Selain meninggal, banyak rakyat Blambangan yang melarikan diri dan bersembunyi ke hutan. Hingga pada akhirnya, 18 Desember 1771, warga memutuskan untuk perang habis-habisan.

Dalam peristiwa itu, para pejuang Blambangan melakukan serangan umum dan mendadak terhadap serdadu VOC. Prajurit Blambangan di bawah pimpinan Pangeran Jagapati maju ke medan tempur dengan membawa senjata golok, keris, pedang, tombak, dan senjata api yang diperoleh sebagai rampasan dari tentara VOC. Serangan pejuang Bayu yang mendadak, membuat pasukan VOC terdesak.

Ketika posisinya terus terdesak, mereka mundur dan lari meninggalkan semua perlengkapan perang. Pejuang Bayu mengejar pasukan VOC. Saat itulah pasukan VOC banyak yang terjebak dalam jebakan yang dinamakan sungga (parit yang di dalamnya dipenuhi sunggrak) yang telah dibuat oleh pejuang Bayu. Pasukan VOC yang terjebak dan dihujam dari atas.

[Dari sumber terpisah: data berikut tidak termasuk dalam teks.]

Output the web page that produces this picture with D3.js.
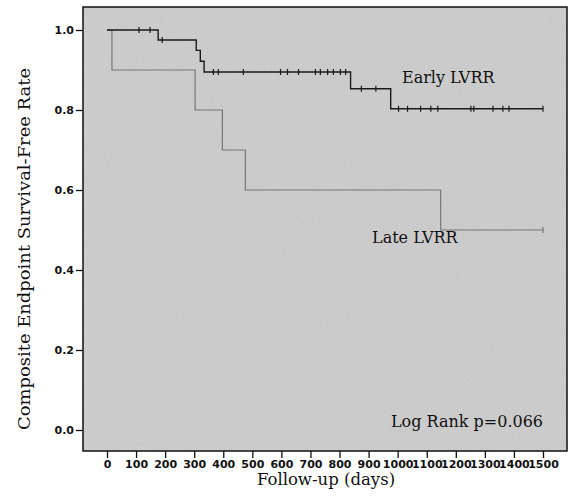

Belanda menyatakan serangan ini sebagai "de dramatische vernietiging van Compagniesleger" (kehancuran dramatis pasukan kompeni). Sersan Mayor van Schaar, komandan pasukan VOC, Letnan Kornet Tinne dan ratusan serdadu Eropa lainnya tewas dalam perang itu. Hanya beberapa serdadu yang tersisa. Sementara, warga Blambangan harus kehilangan pemimpinnya. Pangeran Jagapati gugur satu hari kemudian, 19 Desember 1771, karena terluka akibat perang.

Peristiwa ini dikisahkan dalam Babad Tawang Alun xi.5-21, sebagai berikut:

"Pangeran Jagapati bertempur melawan Alap-alap dari Madura. Keduanya tak terkalahkan. Lalu ketahuan oleh Pangeran Jagapati bahwa Alap-alap memakai baju zirah. Maka dengan lembing pusakanya, Si Kelabang, dari jenis biring lanangan, ditusuknya Alapalap dari bawah. Dan Alap-alap roboh tetapi masih sempat melukai Pangeran Jagapati. Alap-alap diusung ke perkemahan, lalu meninggal. Jagapati yang luka parah dibawa ke benteng. Dengan luka parah Pangeran Jagapati masih mampu mengatur strategi peperangan dengan menunjuk Jagalara dan Sayu Wiwit sebagai wakilnya untuk melanjutkan peperangan. Keesokan harinya pertempuran dilanjutkan diiringi suara kendang, gong, beri dan tambur dan berlangsung sampai malam tiba. Setelah kembali ke benteng para prajurit Bayu mengetahui bahwa Pangeran Jagapati telah meninggal. Babad Tawang Alun xii.1-2 melanjutkan: Pangeran Sumenep dan Panembahan Bangkalan sangat marah karena kematian Alap-alap. Pasukan Madura dan Kompeni bertempur lagi dan kehilangan 2.000 orang sebagai akibat amukan orang Bayu."

Tanggal terjadinya peperangan ini, 18 Desember 1771, pada akhirnya ditetapkan sebagai hari jadi Kabupaten Banyuwangi karena menjadi cikal bakal terbentuknya wilayah tersebut.

Sejarah lain mencatat pada 18 Desember Pada 1961, Indonesia menyerang Nugini untuk merebut Papua Barat, yang sebelumnya dikenal sebagai Nugini Belanda. Kemudian pada 18 Desember 1999, Badan Antariksa Amerika Serikat (NASA) meluncurkan satelit Tera yang membawa 5 instrumen pengamat Bumi: ASTER, CERES, MISR, MODIS, dan MOPITT.